Mr. Blades said he believed that lobbying efforts by NAPSLO and the American Association of Managing General Agents, as well as the groups' participation at Congressional hearings, helped drive these positive developments.

"There's more optimism this year that what changes will come down the pike will actually be favorable for the policyholder, and will also preserve what's been good for the surplus lines market and allowed it to truly serve as the safety valve for the insurance industry," Mr. Blades said.

Turning to prospects for merger activity and start-up operations, Mr. Blades predicted that neither would be an "overriding story" for the E&S market in 2007. "Usually by this time, we have wind of some M&A activity here or there. I would say it's not been as much as in previous years," he said, although he did believe that some deals would happen on both the carrier and distribution sides of the market.

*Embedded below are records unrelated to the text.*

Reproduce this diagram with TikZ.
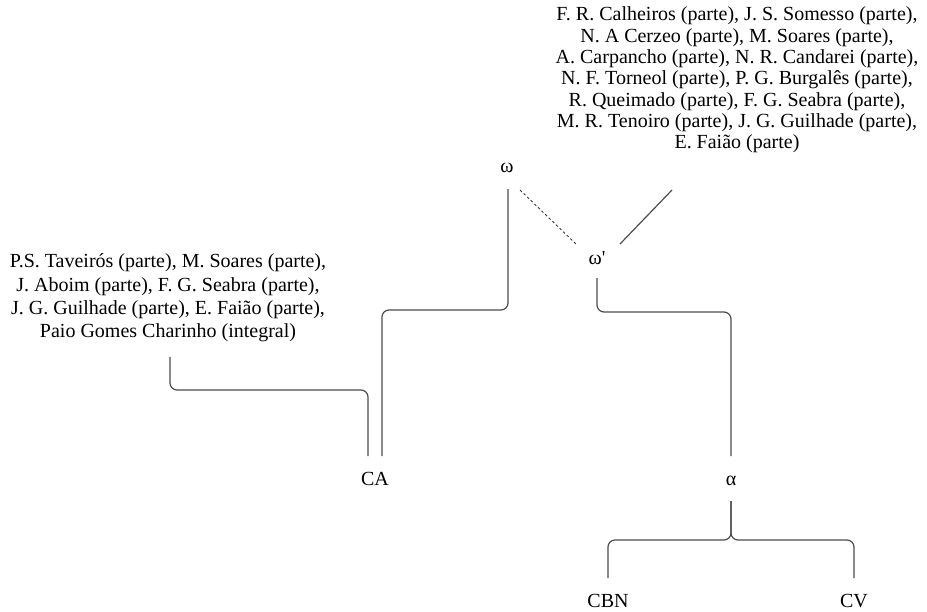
\documentclass[tikz,border=0pt]{standalone}
\usepackage{fontspec}
\setmainfont{Liberation Serif}
\usetikzlibrary{calc}
\begin{document}
\begin{tikzpicture}[x=1pt,y=-1pt,
  every node/.style={font=\fontsize{20}{21.3}\selectfont, inner sep=0pt},
  lbl/.style={align=center},
  link/.style={draw=black!70, line width=1.2pt, rounded corners=7pt},
  guess/.style={draw=black!80, line width=0.9pt, dash pattern=on 2.5pt off 2.5pt}]
\useasboundingbox (0,0) rectangle (927,611);

% labels
\node[lbl] (sources) at (737,80) {F. R. Calheiros (parte), J. S. Somesso (parte),\\
  N. A Cerzeo (parte), M. Soares (parte),\\
  A. Carpancho (parte), N. R. Candarei (parte),\\
  N. F. Torneol (parte), P. G. Burgalês (parte),\\
  R. Queimado (parte), F. G. Seabra (parte),\\
  M. R. Tenoiro (parte), J. G. Guilhade (parte),\\
  E. Faião (parte)};
\node (omega) at (507,168) {ω};
\node (omegap) at (597,258) {ω\textquotesingle};
\node[lbl, font=\fontsize{20}{23.3}\selectfont] (poets) at (168,298) {P.S. Taveirós (parte), M. Soares (parte),\\
  J. Aboim (parte), F. G. Seabra (parte),\\
  J. G. Guilhade (parte), E. Faião (parte),\\
  Paio Gomes Charinho (integral)};
\node (CA) at (375,479) {CA};
\node (alpha) at (731,481) {α};
\node (CBN) at (608,601) {CBN};
\node (CV) at (854,601) {CV};

% connectors
\draw[link] ($(omega)+(1,21)$) -- ($(omega)+(1,142)$) -- ($(CA)+(7,-169)$) -- ($(CA)+(7,-23)$);
\draw[link] ($(poets)+(2,59)$) -- ($(poets)+(2,92)$) -- ($(CA)+(-7,-89)$) -- ($(CA)+(-7,-23)$);
\draw[link] ($(omegap)+(0,20)$) -- ($(omegap)+(0,54)$) -- ($(alpha)+(0,-169)$) -- ($(alpha)+(0,-25)$);
\draw[link] ($(alpha)+(0,20)$) -- ($(alpha)+(0,59)$) -- ($(CBN)+(0,-61)$) -- ($(CBN)+(0,-23)$);
\draw[link] ($(alpha)+(0,20)$) -- ($(alpha)+(0,59)$) -- ($(CV)+(0,-61)$) -- ($(CV)+(0,-23)$);
\draw[guess] ($(omega)+(13,22)$) -- ($(omegap)+(-21,-14)$);
\draw[link] ($(sources)+(-65,110)$) -- ($(omegap)+(23,-14)$);
\end{tikzpicture}
\end{document}
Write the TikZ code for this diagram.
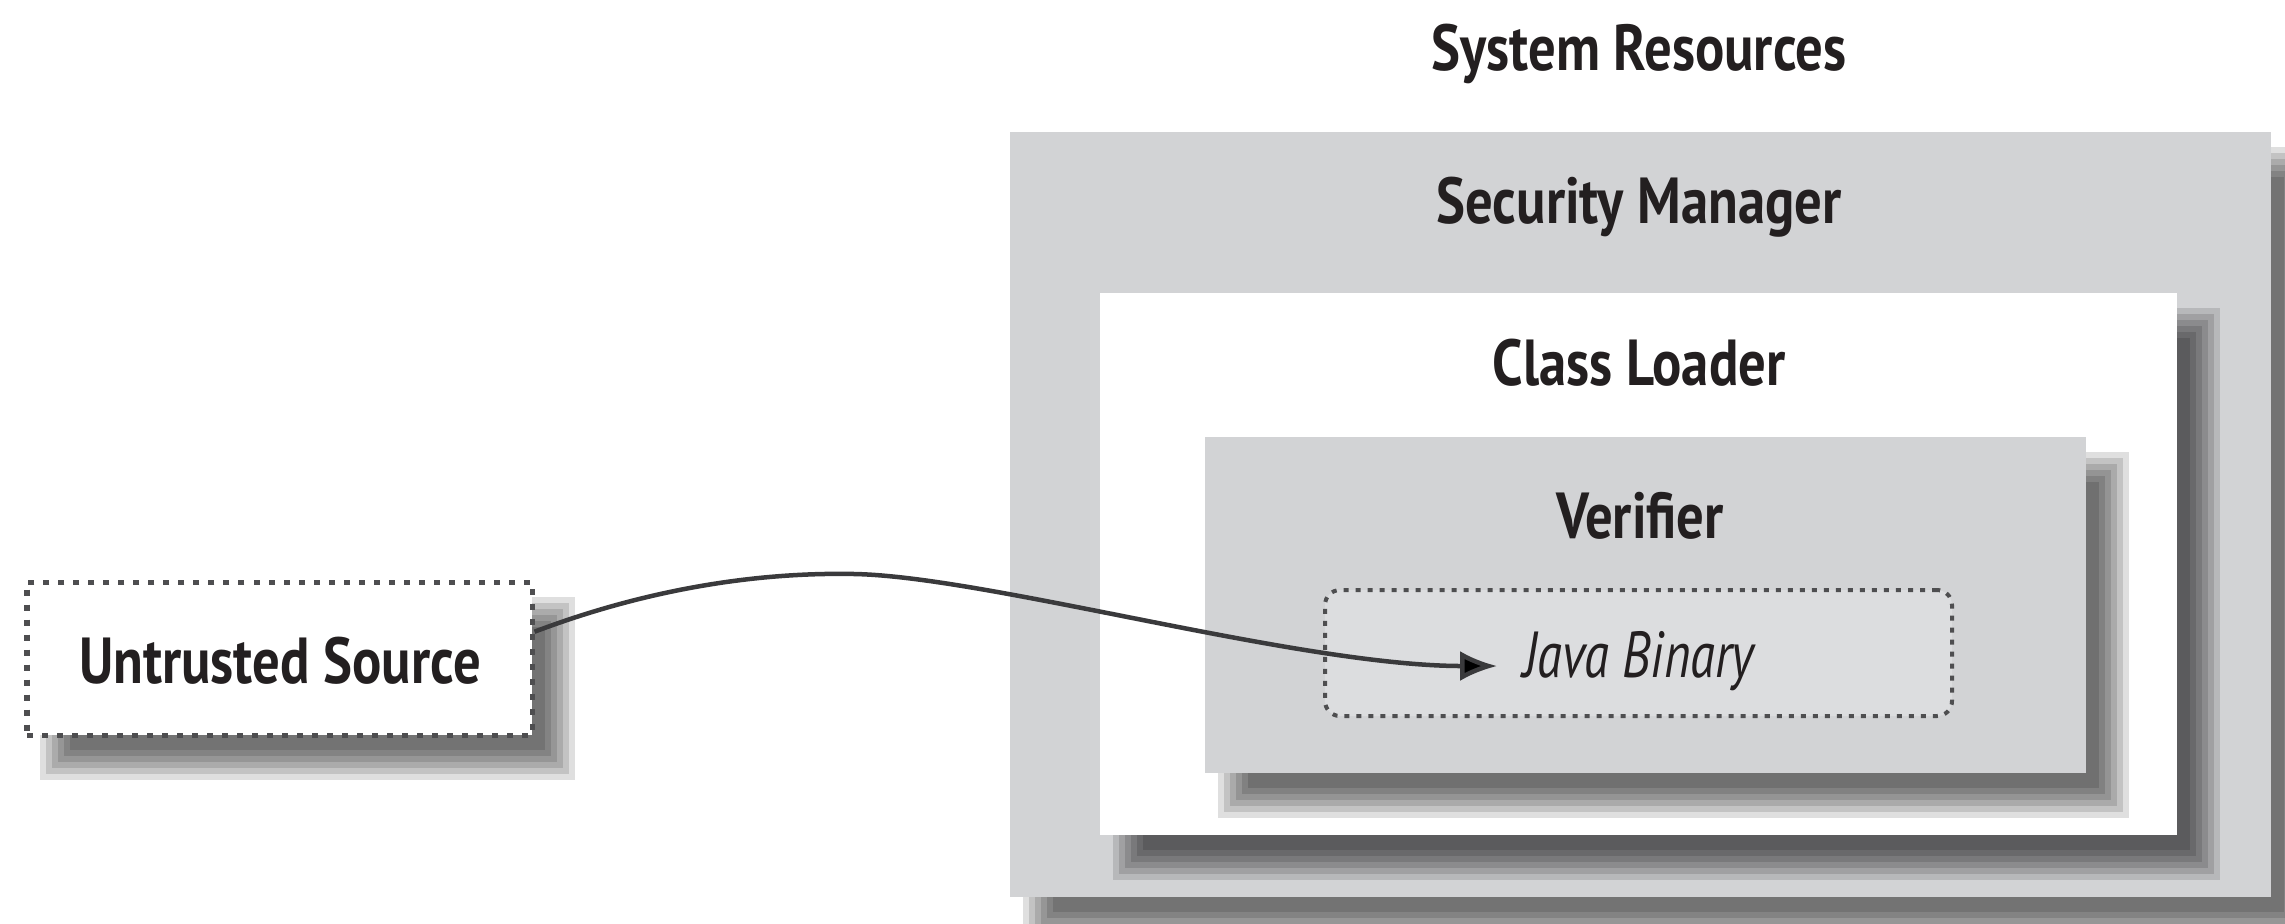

The future for start-up activity is even less certain. "Every time I think the window [of opportunity] for start-ups is pretty much closed," Best continues to see them, he said, reporting that he recalled rating at least one new program writer recently. Still, referring to "the window where you looked at being able to lay out three-to-five-year plans with fairly aggressive growth," he said, "that one is pretty much closed."

New to the A.M. Best report this year is some commentary on the rating agency's increased focus on enterprise risk management activities for the companies it rates. "Not that we haven't looked at it before, but we're focused a lot more on it now," he said, noting that analysts are interested in how insurers are managing and modeling terrorism and catastrophe risks, as well as the correlations of risks.

"Honestly, I don't know that we've developed an opinion at this point as to whether E&S insurers fare any better or any worse" with respect to risk management practices. "But I will say that we've been comfortable" with ERM activities of the biggest E&S companies, he said.